Selon le PNUD, la mobilité au sein du monde arabe devrait être encouragée, plutôt que la migration permanente à l’extérieur de la région. Encourager la mobilité, à travers des équivalences de diplômes et d’acquis professionnels, pourrait en effet donner lieu à une création d’emplois.

Importance de la religion

Par ailleurs, le rapport  souligne le fait que la tolérance sociale des Algériens est la plus importante chez les personnes de 30 à 44 ans, à la différence de la Tunisie où ce sont les plus jeunes qui manifestent le plus de tolérance sociale.

La question de l’importance de la religion dans la vie des jeunes en Algérie obtenait 92% de « oui » en 2012. À travers le monde arabe, le « oui » à cette question obtient le plus souvent plus de 90%. Le rapport souligne toutefois les importantes divisions à travers le pays entre groupes qui prennent à cœur les questions politiques et religieuses mais ont à ces sujets des opinions différentes.

Plus de 11.000 attaques terroristes depuis 1970

Sur l’ensemble du monde arabe, l’Algérie a subi 12% des attaques terroristes entre 1970 et 2014, soit 11.061 attaques. Cela place le pays au deuxième rang, le pays le plus touché par le terrorisme sur cette période étant l’Irak (56% des attaques, soit 49.760 attaques). En troisième, la Syrie a subi 7% des attaques terroristes.

Le rapport déplore le fait que la prise en charge de la santé mentale soit insuffisante à travers le monde arabe et souligne l’importance de cette prise en charge, malgré les possibilités qu’offre la résilience, compte tenu des dommages que peuvent faire les problèmes psychologiques sur la collectivité, en particulier dans des contextes de conflit comme l’Algérie des années 1990.

Les jeunes algériens et Daech

En 2015, environ 84% des jeunes algériens étaient défavorables à Daech (environ 8% ne se prononçant pas, et environ 4% y étant favorables). Les pays arabes les plus défavorables à l’organisation sont le Liban, l’Irak et la Jordanie. Le moins défavorable est la Mauritanie, avec environ 75% de réponses négatives.

Selon le rapport, l’engagement civique est le plus important dans les pays où les médias ont la plus grande pénétration, comme l’Algérie, L’Irak, le Liban, la Palestine et le Yémen. L’engagement est plus faible en Égypte, en Jordanie, au Maroc et au Qatar.

Pour ce qui est du droit des femmes, le rapport met en avant le fait que l’Algérie soit devenue le premier pays du monde arabe à dépasser de 30% l’objectif de représentation des femmes au Parlement. Mais le PNUD rappelle que la représentation parlementaire n’est pas synonyme d’une amélioration de la situation politique ni du droit des femmes en général. L’introduction de quotas peut en effet donner lieu au népotisme, tandis que persistent les discriminations à l’égard des femmes politiques.

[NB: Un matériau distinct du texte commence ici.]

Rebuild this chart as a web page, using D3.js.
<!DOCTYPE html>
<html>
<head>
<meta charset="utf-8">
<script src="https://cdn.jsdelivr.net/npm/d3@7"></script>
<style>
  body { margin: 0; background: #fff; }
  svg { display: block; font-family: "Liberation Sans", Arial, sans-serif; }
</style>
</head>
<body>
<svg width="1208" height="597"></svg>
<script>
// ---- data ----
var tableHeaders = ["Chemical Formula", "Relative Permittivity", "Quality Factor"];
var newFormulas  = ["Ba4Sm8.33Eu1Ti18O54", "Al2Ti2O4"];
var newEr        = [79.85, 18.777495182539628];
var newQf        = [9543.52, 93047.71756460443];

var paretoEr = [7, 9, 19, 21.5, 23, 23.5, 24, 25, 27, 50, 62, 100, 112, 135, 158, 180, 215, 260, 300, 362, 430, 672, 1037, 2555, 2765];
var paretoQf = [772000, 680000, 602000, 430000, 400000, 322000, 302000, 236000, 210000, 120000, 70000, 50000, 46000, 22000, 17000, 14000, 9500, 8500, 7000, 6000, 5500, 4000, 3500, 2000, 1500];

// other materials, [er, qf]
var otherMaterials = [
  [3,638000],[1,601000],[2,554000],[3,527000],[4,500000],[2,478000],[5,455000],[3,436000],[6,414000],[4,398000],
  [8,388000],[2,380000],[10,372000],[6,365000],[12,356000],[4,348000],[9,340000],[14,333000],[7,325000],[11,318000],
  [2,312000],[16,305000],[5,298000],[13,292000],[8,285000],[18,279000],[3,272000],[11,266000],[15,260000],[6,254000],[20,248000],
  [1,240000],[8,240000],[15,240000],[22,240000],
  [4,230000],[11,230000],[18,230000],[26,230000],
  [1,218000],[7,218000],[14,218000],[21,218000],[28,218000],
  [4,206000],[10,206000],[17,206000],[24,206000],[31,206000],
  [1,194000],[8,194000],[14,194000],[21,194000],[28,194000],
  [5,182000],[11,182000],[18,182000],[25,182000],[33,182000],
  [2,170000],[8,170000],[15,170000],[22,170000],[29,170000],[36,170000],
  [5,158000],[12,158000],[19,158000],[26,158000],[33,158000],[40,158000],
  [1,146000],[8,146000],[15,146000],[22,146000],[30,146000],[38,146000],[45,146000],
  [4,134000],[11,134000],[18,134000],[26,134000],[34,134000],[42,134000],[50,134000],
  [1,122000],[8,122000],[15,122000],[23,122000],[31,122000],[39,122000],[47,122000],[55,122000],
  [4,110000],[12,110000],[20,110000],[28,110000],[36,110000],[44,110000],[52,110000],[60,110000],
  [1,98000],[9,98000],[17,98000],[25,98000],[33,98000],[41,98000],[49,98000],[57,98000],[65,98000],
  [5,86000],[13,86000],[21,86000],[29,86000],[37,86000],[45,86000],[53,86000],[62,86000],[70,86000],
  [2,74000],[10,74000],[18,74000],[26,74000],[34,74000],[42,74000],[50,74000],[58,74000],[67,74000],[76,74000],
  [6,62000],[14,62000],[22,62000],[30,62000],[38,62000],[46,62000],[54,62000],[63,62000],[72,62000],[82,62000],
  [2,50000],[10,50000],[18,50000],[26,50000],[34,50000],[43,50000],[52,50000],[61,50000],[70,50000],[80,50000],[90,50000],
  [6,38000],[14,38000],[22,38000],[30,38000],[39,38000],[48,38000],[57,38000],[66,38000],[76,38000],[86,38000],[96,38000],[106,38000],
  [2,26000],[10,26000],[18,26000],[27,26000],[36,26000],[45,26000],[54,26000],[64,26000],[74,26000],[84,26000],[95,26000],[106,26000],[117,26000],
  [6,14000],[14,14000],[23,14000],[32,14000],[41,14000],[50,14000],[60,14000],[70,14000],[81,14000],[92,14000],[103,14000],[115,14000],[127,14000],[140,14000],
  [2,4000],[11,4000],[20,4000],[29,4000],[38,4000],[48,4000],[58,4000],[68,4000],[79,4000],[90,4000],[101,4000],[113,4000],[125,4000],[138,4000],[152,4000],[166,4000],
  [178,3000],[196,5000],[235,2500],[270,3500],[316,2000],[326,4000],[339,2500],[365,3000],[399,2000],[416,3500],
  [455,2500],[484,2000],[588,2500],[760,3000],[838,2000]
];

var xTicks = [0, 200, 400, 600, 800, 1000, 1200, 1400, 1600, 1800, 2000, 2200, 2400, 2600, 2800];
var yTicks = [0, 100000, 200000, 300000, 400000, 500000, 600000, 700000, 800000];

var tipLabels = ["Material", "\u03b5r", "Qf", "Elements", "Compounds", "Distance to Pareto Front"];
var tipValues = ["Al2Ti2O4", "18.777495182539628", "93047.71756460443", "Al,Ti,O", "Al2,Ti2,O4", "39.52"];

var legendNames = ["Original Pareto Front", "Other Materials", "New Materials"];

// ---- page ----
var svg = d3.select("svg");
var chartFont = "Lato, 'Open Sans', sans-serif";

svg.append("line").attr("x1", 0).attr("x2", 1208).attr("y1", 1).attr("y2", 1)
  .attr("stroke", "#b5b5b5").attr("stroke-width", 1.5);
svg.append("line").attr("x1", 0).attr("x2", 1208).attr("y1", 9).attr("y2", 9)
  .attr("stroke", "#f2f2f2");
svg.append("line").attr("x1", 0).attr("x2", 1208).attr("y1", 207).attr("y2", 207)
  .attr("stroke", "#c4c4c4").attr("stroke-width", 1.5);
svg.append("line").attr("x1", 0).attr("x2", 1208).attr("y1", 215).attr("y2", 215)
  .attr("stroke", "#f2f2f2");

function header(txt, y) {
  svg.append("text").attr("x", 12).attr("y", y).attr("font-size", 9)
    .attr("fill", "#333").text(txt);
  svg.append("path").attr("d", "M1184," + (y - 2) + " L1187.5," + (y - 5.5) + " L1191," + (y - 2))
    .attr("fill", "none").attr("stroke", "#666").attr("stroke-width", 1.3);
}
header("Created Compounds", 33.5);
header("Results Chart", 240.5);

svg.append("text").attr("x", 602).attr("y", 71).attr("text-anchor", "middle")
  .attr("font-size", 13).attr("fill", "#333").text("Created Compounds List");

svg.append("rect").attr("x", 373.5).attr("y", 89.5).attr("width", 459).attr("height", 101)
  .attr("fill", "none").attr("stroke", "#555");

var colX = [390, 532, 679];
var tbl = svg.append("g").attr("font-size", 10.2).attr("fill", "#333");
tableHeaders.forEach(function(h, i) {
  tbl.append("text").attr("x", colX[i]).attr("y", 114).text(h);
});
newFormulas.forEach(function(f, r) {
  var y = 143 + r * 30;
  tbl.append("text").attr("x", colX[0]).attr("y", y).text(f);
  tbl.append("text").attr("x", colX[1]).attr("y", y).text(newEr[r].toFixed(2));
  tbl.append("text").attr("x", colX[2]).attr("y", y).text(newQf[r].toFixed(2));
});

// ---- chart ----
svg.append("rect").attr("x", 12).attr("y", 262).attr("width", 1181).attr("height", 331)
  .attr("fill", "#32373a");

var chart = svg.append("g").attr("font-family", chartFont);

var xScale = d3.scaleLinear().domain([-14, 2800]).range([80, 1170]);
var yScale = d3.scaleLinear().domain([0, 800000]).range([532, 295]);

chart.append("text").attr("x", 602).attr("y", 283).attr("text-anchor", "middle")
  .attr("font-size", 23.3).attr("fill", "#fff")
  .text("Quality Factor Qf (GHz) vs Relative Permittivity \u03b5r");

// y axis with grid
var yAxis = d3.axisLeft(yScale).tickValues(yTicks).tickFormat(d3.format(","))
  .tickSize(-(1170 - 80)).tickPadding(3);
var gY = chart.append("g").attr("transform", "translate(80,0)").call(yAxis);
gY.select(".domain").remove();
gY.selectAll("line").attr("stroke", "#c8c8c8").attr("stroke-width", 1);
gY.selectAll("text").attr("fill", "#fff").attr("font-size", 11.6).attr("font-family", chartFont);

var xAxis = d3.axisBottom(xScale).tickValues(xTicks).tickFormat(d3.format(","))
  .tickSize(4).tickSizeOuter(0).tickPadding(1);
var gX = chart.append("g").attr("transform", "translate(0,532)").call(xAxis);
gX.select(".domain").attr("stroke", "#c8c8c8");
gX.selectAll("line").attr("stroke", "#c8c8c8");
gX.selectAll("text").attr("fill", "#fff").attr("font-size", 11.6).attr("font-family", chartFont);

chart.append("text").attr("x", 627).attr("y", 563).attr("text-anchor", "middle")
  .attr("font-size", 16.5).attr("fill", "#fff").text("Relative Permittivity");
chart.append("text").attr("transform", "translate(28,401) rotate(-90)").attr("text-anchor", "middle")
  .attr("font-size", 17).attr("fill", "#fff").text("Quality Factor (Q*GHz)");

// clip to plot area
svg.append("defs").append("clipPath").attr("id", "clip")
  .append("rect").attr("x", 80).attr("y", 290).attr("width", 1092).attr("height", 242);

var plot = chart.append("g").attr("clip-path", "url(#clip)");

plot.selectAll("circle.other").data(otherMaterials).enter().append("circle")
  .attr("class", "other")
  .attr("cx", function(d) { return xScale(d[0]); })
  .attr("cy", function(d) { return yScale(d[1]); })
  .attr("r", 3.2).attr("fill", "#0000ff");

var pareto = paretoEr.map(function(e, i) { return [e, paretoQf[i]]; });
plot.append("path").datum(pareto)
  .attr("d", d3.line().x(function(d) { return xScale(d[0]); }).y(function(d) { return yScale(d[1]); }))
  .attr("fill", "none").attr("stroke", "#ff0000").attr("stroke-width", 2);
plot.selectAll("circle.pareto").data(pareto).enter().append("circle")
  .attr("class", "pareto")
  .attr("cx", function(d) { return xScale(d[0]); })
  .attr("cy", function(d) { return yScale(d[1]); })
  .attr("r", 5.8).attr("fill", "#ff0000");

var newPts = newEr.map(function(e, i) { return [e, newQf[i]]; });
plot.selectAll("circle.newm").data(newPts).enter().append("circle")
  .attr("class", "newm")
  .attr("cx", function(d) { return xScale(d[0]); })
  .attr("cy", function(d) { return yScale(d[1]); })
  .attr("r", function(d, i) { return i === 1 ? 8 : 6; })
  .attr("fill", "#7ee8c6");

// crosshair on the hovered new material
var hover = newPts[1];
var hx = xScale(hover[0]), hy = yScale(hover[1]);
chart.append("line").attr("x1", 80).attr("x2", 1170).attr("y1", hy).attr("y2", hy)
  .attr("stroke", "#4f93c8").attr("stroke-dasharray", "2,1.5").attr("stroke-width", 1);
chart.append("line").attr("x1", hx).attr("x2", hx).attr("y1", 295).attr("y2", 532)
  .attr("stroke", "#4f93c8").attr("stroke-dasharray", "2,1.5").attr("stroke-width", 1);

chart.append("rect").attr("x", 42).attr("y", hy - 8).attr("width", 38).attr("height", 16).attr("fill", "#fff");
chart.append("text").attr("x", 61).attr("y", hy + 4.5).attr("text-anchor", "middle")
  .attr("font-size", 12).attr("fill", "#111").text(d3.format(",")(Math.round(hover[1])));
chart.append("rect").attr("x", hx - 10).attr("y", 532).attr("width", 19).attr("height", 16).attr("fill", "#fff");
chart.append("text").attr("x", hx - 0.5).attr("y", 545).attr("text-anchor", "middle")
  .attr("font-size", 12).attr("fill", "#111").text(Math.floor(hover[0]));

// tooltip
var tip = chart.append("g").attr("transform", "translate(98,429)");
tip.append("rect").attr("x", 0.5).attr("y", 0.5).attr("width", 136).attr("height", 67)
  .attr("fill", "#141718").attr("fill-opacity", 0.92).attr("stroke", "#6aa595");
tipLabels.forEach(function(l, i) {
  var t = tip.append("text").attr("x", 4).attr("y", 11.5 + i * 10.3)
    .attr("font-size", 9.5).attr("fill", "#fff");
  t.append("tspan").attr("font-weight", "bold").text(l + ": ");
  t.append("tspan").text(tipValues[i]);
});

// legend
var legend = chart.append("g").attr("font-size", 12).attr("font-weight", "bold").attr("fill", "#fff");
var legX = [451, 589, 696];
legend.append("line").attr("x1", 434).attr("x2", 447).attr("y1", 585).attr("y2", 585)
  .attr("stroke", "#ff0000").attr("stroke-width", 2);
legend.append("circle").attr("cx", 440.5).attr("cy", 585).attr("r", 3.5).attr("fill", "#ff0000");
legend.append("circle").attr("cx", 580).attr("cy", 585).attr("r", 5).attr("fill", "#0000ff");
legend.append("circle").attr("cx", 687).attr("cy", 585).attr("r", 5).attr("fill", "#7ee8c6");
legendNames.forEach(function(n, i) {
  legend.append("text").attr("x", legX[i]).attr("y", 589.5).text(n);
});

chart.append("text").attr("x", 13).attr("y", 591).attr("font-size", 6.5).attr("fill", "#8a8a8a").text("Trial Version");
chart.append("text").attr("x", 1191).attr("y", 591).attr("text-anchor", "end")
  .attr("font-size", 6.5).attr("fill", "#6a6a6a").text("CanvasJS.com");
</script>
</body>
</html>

Le PNUD souligne l’existence de projets de loi contre la violence faite aux femmes en Algérie, au Maroc et en Tunisie, mais rappelle que ces lois souvent ne sont pas près d’entrer en vigueur, et encore moins d’être appliquées.

Les jeunes de 15 à 29 ans forment 30% de la population du monde arabe et pourraient devenir une ressource clé pour le développement économique et social de la région, selon le rapport.

Le PNUD appelle à la mise en place d’un nouveau modèle de développement qui se concentre sur l’amélioration des opportunités offertes aux jeunes, et rappelle qu’une jeunesse privée d’opportunités fait courir au pays un risque d’instabilité, citant comme exemple les révolutions qui ont traversé le monde arabe au cours de l’année 2011.